Murdo Fraser came up with the new concept of the council tax as a stealth tax; it must be the only stealth tax that comes in a brown envelope through the post. To Mr Brocklebank, I say gently that it is not appropriate to say that all council workers in Fife are interested only in themselves; that is just a cheap shot at council workers. We expect better of the Tories.
I inform Mr Adam that we are analysing the report by Professor Midwinter that he mentioned and that we take it seriously. However, as Mr Adam knows, Professor Midwinter recommends several actions that councils can take to improve services and deliver the more effective use of resources.
I have dealt with the point.
Councils in Scotland already benefit from the three-year local government settlement that we have introduced. In the next three years, local authorities will benefit from a cumulative increase of 10.4 per cent in Scottish Executive core revenue support. As Bristow Muldoon, Margaret Smith and others mentioned, since 1999, local authorities have benefited from an increase of £2.1 billion, or 40 per cent, in revenue funding, which is surely a significant advance in any terms.

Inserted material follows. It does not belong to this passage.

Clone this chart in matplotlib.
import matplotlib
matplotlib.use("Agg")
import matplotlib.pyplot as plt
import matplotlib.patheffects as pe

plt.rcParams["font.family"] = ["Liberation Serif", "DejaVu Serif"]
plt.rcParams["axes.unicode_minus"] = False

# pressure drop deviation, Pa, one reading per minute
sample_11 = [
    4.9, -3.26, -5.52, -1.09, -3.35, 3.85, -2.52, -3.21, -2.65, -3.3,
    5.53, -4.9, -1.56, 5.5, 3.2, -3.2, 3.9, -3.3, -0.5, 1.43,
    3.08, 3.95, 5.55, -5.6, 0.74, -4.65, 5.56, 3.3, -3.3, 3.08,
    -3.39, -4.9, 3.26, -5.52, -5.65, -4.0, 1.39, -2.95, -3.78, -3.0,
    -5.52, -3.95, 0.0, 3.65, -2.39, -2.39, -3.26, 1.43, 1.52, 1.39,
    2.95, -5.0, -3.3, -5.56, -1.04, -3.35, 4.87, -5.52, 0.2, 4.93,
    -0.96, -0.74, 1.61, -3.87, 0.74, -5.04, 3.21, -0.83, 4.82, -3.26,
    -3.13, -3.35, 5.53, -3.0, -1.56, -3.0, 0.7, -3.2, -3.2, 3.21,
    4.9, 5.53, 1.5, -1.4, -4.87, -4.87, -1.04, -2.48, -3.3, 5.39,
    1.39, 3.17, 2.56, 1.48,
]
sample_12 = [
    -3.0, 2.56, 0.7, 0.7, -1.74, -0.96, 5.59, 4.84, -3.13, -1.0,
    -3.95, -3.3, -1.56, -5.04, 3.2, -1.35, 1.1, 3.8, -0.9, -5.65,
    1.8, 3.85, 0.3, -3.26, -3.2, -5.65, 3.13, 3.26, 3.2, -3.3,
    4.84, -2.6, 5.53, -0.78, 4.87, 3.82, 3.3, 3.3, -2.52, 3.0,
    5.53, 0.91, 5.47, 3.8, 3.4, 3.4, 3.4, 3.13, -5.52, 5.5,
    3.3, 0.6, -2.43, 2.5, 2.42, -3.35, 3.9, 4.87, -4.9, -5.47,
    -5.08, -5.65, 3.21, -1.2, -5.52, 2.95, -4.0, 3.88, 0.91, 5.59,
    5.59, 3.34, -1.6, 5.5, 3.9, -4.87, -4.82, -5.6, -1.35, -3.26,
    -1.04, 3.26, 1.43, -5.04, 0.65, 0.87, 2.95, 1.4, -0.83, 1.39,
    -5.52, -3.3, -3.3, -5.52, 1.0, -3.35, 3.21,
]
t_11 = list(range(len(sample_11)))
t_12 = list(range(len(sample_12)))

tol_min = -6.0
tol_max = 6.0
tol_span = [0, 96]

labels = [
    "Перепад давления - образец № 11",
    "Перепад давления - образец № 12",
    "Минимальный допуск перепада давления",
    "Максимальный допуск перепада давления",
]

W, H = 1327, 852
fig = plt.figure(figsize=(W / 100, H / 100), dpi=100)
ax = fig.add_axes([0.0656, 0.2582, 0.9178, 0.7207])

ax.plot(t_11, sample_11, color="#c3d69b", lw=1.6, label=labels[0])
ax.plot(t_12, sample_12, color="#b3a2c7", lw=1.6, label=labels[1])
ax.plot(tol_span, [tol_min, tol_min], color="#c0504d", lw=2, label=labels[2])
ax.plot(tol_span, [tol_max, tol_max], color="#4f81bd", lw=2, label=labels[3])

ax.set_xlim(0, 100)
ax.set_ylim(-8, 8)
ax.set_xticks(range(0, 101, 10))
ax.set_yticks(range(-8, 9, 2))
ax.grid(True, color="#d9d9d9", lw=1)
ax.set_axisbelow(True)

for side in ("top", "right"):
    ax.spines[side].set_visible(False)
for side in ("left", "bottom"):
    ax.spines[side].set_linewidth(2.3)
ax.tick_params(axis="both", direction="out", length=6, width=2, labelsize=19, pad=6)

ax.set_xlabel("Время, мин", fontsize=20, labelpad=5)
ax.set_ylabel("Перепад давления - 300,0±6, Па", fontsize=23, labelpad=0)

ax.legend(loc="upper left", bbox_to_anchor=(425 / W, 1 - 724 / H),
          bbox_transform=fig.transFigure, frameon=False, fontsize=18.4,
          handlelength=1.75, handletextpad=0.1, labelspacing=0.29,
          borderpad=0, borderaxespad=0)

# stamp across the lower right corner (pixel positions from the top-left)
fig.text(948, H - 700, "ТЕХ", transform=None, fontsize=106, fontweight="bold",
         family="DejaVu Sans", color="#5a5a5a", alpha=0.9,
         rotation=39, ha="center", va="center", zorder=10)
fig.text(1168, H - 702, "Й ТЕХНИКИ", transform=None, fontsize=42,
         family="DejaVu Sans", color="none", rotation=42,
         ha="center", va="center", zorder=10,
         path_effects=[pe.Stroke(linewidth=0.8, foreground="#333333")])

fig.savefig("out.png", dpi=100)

Margaret Smith, Michael McMahon, Bristow Muldoon and others mentioned the range of positive initiatives that we have taken in relation to local government. I will add to the list: we have introduced the three-year revenue and capital allocation, the prudential borrowing regime, the abolition of spending guidelines, revenue grant increases, council tax powers over second homes and the independent review of local taxation, which are all positive developments for local authorities in Scotland.

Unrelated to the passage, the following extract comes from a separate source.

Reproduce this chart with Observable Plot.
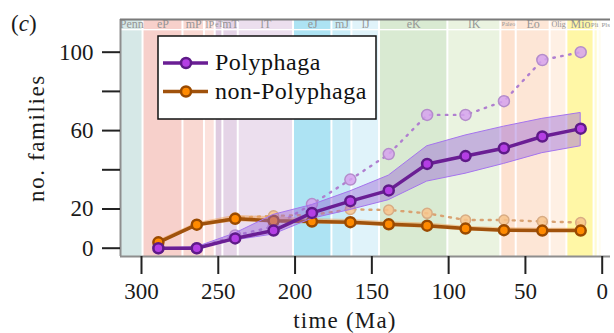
<!DOCTYPE html>
<html><head><meta charset="utf-8">
<script src="https://cdn.jsdelivr.net/npm/d3@7"></script>
<script src="https://cdn.jsdelivr.net/npm/@observablehq/plot@0.6"></script>
<style>
body{margin:0;background:#fff;}
#wrap{position:relative;width:614px;height:333px;font-family:'Liberation Serif','Times New Roman',serif;}
#wrap svg.overlay{position:absolute;left:0;top:0;pointer-events:none;}
</style></head><body><div id="wrap"></div>
<script>
const FONT = "'Liberation Serif', 'Times New Roman', serif";
// Geological periods (Ma)
const periods = ["Penn","eP","mP","lP","eT","mT","lT","eJ","mJ","lJ","eK","lK","Paleo","Eo","Olig","Mio","Pli","Pls"];
const periodStart = [313.7, 299, 273, 259, 252, 247, 237, 201, 176, 163, 145, 100.5, 66, 56, 33.9, 23, 5.3, 2.6];
const periodEnd   = [299, 273, 259, 252, 247, 237, 201, 176, 163, 145, 100.5, 66, 56, 33.9, 23, 5.3, 2.6, 0];
const periodColors = ["#d6e8e7","#f7d0cb","#f9d8d2","#fce2dd","#dfcbe0","#e5d4e7","#ecdfee","#ade3f3","#c9ecf7","#e0f3fa","#d9ead2","#eaf3e0","#fde2d0","#fde6d6","#fef0e4","#fff7a6","#fffbd2","#fffdee"];
const labelShift = [0,0,0,0,0,0,0,0,0,0,0,0,0,0,0,0,-1,5];

// Series
const timeMa   = [289, 264, 239, 214, 189, 164, 139, 114, 89, 64, 39, 14];
const polyMean = [0, 0, 5, 9, 18, 24, 29.5, 43, 47, 51, 57, 61];
const polyLow  = [0, 0, 4, 7, 15, 19.5, 24.5, 34, 38, 43, 48.5, 52];
const polyHigh = [0, 0.5, 7.5, 17, 22, 29, 37, 52, 57.5, 62, 66, 69];
const polyRaw  = [0, 0, 6.5, 11, 22.5, 35, 48, 68, 68, 75, 96, 100];
const nonMean  = [3, 12, 15, 14, 13.6, 13.3, 12.2, 11.5, 10, 9.2, 9, 9];
const nonLow   = [2.3, 10.8, 13.5, 12.8, 12.3, 12, 11, 10.2, 8.8, 8.2, 8, 8];
const nonHigh  = [4, 13, 16.8, 16, 15, 14.6, 13.5, 12.8, 11.2, 10.4, 10.2, 10.2];
const nonRaw   = [3, 12, 15.5, 16.5, 17, 19.8, 19.5, 17.8, 14.4, 14.4, 13.6, 13.1];

const xTicks = [300, 250, 200, 150, 100, 50, 0];
const yTicks = [0, 20, 40, 60, 80, 100];
const yTickLabels = ["0", "20", "", "60", "", "100"];

const xDomain = [313.67, -5.4];
const yDomain = [-4.23, 116.68];
const pxPerMa = 490 / (xDomain[0] - xDomain[1]);

const poly = timeMa.map((t, i) => ({t, m: polyMean[i], lo: polyLow[i], hi: polyHigh[i], raw: polyRaw[i]}));
const non = timeMa.map((t, i) => ({t, m: nonMean[i], lo: nonLow[i], hi: nonHigh[i], raw: nonRaw[i]}));
const idx = periods.map((_, i) => i);
// label size shrinks to fit narrow periods
const labelSize = i => i >= 16 ? 7 : Math.max(6, Math.min(12, ((periodStart[i] - periodEnd[i]) * pxPerMa + (i === 0 ? 10 : 0)) / (periods[i].length * 0.52)));

const chart = Plot.plot({
  width: 614, height: 333,
  marginLeft: 120, marginRight: 4, marginTop: 19, marginBottom: 77,
  style: {fontFamily: FONT, fontSize: "23px", background: "transparent", color: "#1a1a1a"},
  x: {domain: xDomain},
  y: {domain: yDomain},
  color: {type: "identity"},
  marks: [
    Plot.rect(idx, {x1: i => periodStart[i], x2: i => periodEnd[i], y1: yDomain[0], y2: 110.9, fill: i => periodColors[i], insetLeft: 1, insetRight: 1}),
    Plot.rect(idx, {x1: i => periodStart[i], x2: i => periodEnd[i], y1: 111.6, y2: yDomain[1], fill: i => periodColors[i], insetLeft: 1, insetRight: 1}),
    Plot.text(idx.slice(0, 16), {x: i => (periodStart[i] + periodEnd[i]) / 2, y: 114.1, text: i => periods[i], fill: "#959595", fontSize: labelSize, clip: true}),
    Plot.text([16], {x: i => (periodStart[i] + periodEnd[i]) / 2, y: 114.1, text: i => periods[i], fill: "#959595", fontSize: 7, dx: -1.5, clip: true}),
    Plot.text([17], {x: i => (periodStart[i] + periodEnd[i]) / 2, y: 114.1, text: i => periods[i], fill: "#959595", fontSize: 7, dx: 5.5, clip: true}),
    Plot.ruleX([xDomain[0]], {stroke: "#8e8e8e", strokeWidth: 2}),
    Plot.ruleY([yDomain[0]], {stroke: "#8e8e8e", strokeWidth: 2}),
    Plot.ruleY([yDomain[1]], {stroke: "#7a7a7a", strokeWidth: 2}),
    // raw (dotted) series
    Plot.line(non, {x: "t", y: "raw", stroke: "#d9a272", strokeWidth: 2.4, strokeDasharray: "2,6", strokeLinecap: "round"}),
    Plot.dot(non, {x: "t", y: "raw", r: 5, fill: "#f8c48c", fillOpacity: 0.85, stroke: "#d8ac84", strokeWidth: 1.5}),
    Plot.line(poly, {x: "t", y: "raw", stroke: "#b07fd0", strokeWidth: 2.4, strokeDasharray: "1.5,6.5", strokeLinecap: "round"}),
    Plot.dot(poly, {x: "t", y: "raw", r: 5.5, fill: "#d6a2ee", fillOpacity: 0.85, stroke: "#b48ccb", strokeWidth: 1.5}),
    // non-Polyphaga
    Plot.areaY(non, {x: "t", y1: "lo", y2: "hi", fill: "#f0a050", fillOpacity: 0.5}),
    Plot.line(non, {x: "t", y: "m", stroke: "#a0520c", strokeWidth: 3.5}),
    Plot.dot(non, {x: "t", y: "m", r: 5, fill: "#ff8a00", stroke: "#9a4a00", strokeWidth: 2.5}),
    // Polyphaga
    Plot.areaY(poly, {x: "t", y1: "lo", y2: "hi", fill: "#9a66d8", fillOpacity: 0.45, stroke: "#a574ee", strokeWidth: 1}),
    Plot.line(poly, {x: "t", y: "m", stroke: "#6a1e94", strokeWidth: 3.5}),
    Plot.dot(poly, {x: "t", y: "m", r: 5, fill: "#b43ee4", stroke: "#5e1a88", strokeWidth: 2.5}),
    Plot.axisX(xTicks, {tickSize: 18, tickPadding: 8, strokeWidth: 2, stroke: "#222", label: null, fontSize: 23}),
    Plot.axisY(yTicks, {tickSize: 18, tickPadding: 9, strokeWidth: 2, stroke: "#222", label: null, fontSize: 23, tickFormat: d => yTickLabels[yTicks.indexOf(d)]})
  ]
});
const wrap = document.getElementById("wrap");
wrap.appendChild(chart);

// Overlay texts and legend
const ov = d3.select(wrap).append("svg").attr("class", "overlay").attr("width", 614).attr("height", 333)
  .style("font-family", FONT);
const title = ov.append("text").attr("x", 11).attr("y", 31).attr("font-size", 23).attr("fill", "#1a1a1a");
title.append("tspan").text("(");
title.append("tspan").attr("font-style", "italic").text("c");
title.append("tspan").text(")");
ov.append("text").attr("x", 345).attr("y", 328).attr("text-anchor", "middle").attr("font-size", 23).attr("letter-spacing", 1.2).attr("fill", "#1a1a1a").text("time (Ma)");
ov.append("text").attr("transform", "translate(44,138) rotate(-90)").attr("text-anchor", "middle").attr("font-size", 23).attr("letter-spacing", 1.6).attr("fill", "#1a1a1a").text("no. families");

const legendItems = ["Polyphaga", "non-Polyphaga"];
const legendLine = ["#6a1e94", "#a0520c"];
const legendFill = ["#b43ee4", "#ff8a00"];
const legendStroke = ["#5e1a88", "#9a4a00"];
const lg = ov.append("g").attr("transform", "translate(158,36)");
lg.append("rect").attr("width", 218).attr("height", 83).attr("fill", "#fff").attr("stroke", "#111").attr("stroke-width", 1.5);
legendItems.forEach((name, i) => {
  const cy = 27 + i * 28.5;
  lg.append("line").attr("x1", 5).attr("x2", 50).attr("y1", cy).attr("y2", cy).attr("stroke", legendLine[i]).attr("stroke-width", 3.5);
  lg.append("circle").attr("cx", 28).attr("cy", cy).attr("r", 5).attr("fill", legendFill[i]).attr("stroke", legendStroke[i]).attr("stroke-width", 2.5);
  lg.append("text").attr("x", 57).attr("y", cy + 7).attr("font-size", 24).attr("letter-spacing", 0.5).attr("fill", "#111").text(name);
});
</script></body></html>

If SNP members sorted out their views, I might have some sympathy for them. Once again, we got calls on the one hand for spending and on the other hand for taxing. They never can sort out their views. As we know, the SNP wants lower corporation tax, business rates and water rates—
By approving the Local Government Finance (Scotland) Order 2005, the Parliament will confirm the revenue grant support for each council for the coming year. The allocations within the order will enable councils to keep council tax rises in line with previously published estimates for the coming year. I urge councils to keep those increases as low as possible. The order will deliver better services for our citizens and a fair deal for local taxpayers. I commend it to the Parliament.